A classic example of style over substance.
Aiming to be a Quebecois “Jules and Jim” by way of Wong Kar Wai, Xavier Dolan’s gorgeous, mushy “Heartbeats” is instead simply a classic example of style over substance. But as looks can often be a heartbreaker’s chief attribute, Dolan’s googly-eyed two-guys-and-a-girl romantic comedy (the follow-up to his precocious fest hit “I Killed My Mother”) does prove an alluring companion for most of its running time. Splashy colors, oddball framing, super-cool threads and cranked-up retro music supply the pic’s bizarre love triangle with a dance-club atmosphere that’ll seduce young auds of most any orientation. Distributors, too, shall swoon.
Less boldly eccentric and more familiar than “Mother,” “Heartbeats” finds writer-director-actor Dolan overcoming the sophomore slump by courting a wider audience. At regular intervals throughout his tale of two friends in love with the same cruelly elusive guy, Dolan drops in faux-documentary interviews with other pretty young things holding forth on the modern universals of heartbreak — thwarted desire, missed connections, agonizing e-mail breakups, etc.
Following an introductory batch of such comically pained testimonies, Dolan, with great visual economy and flair, establishes that Nicolas (Niels Schneider), newly arrived in Montreal from parts unknown (perhaps a fashion shoot), is drop-dead beautiful, and that Marie (Monia Chokri) and Francis (Dolan) will be the ones doing the dropping. Instantly and bitchily competitive with one another for Nic’s scant attention, the pals separately scramble to make use of rare intel on their crush’s likes and dislikes, with his rating on the Kinsey scale accepted by both as malleable.
For his part, the director hardly makes a secret of his own preferences. An early bedroom scene between bored Marie and an unfulfilling male partner is bathed in red light a la Godard’s “Contempt.” Periodically, Dolan’s camera trails behind Marie in a form-fitting dress as she sashays in slo-mo to the beat of a violin-heavy version of “Bang Bang,” the thick Wong-ian influence falling somewhere between plagiarism and homage.
As in “Mother,” Dolan takes a playful approach to pained relationships until such time as pain wins out. For more than an hour, neither Francis nor Marie seems much ahead in the race to unzip Nic’s fly, which threatens to turn the object of desire — if not “Heartbeats” itself — into an unforgivable tease. Eventually, the trio’s ill-advised camping trip shifts the romantic weight in a way that allows Dolan to bring his movie over the finish line, but not before several tacked-on endings.
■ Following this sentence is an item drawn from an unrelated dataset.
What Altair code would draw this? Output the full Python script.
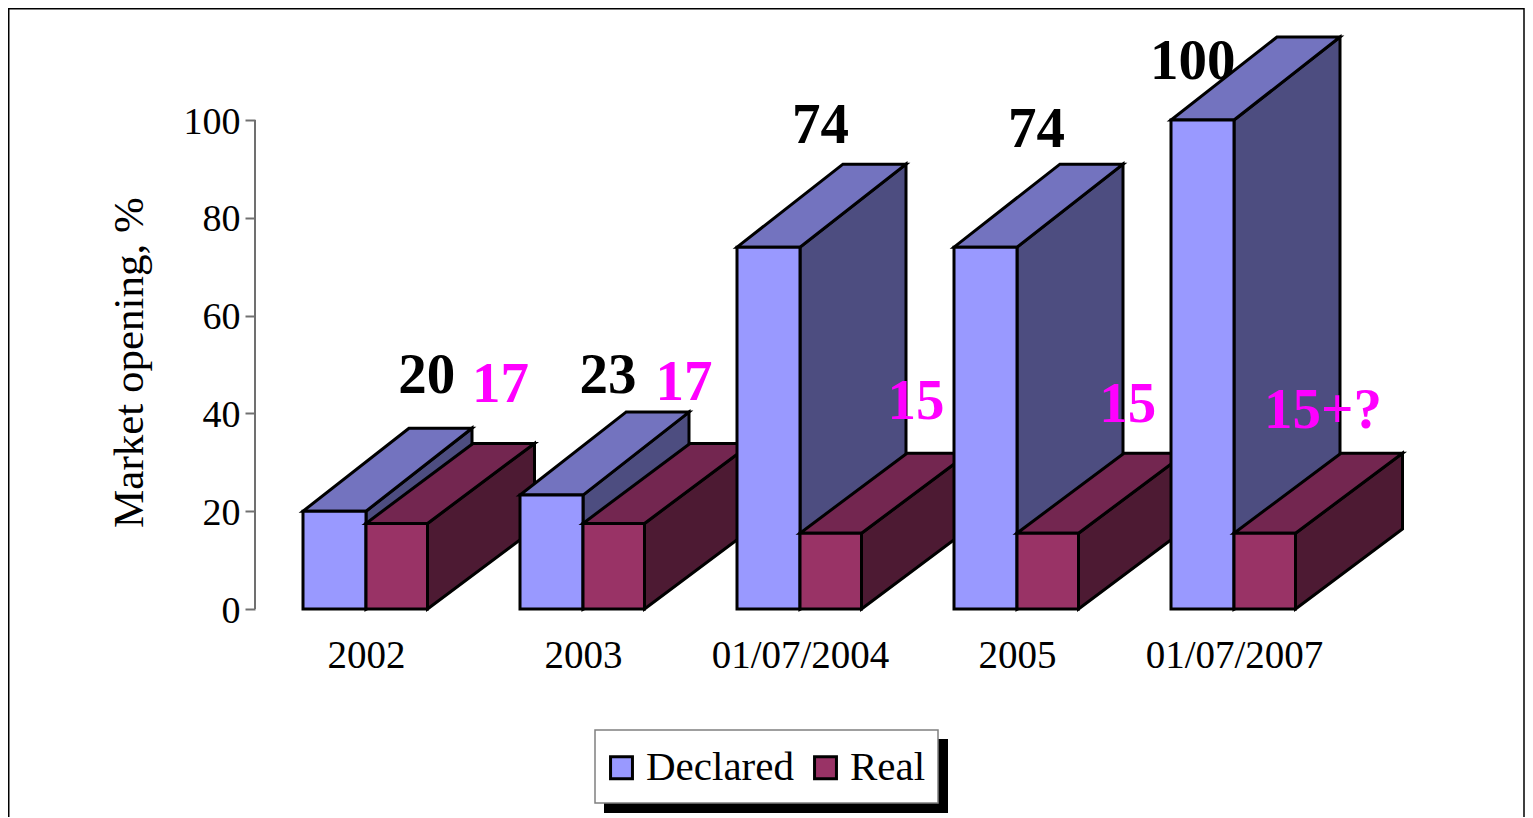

The three leads don’t often have much to do besides look hot and hopelessly romantic, but they do it well (Dolan sporting a perpetual frown and an Elvis-esque do, Chokri making like Maggie Cheung in “In the Mood for Love” and Schneider with curly blond bangs that flop over his eyes, the better to characterize Nic as inscrutable).
In his second film, Dolan continues to flaunt a fabulously tactile sense of color, shape and texture; one feels the director is trying to make every shot as vivid and engrossing as possible. Indeed, in purely technical terms, “Heartbeats” — edited, art-directed, and costume designed by Dolan himself — is no small triumph, particularly given the production’s tiny scale.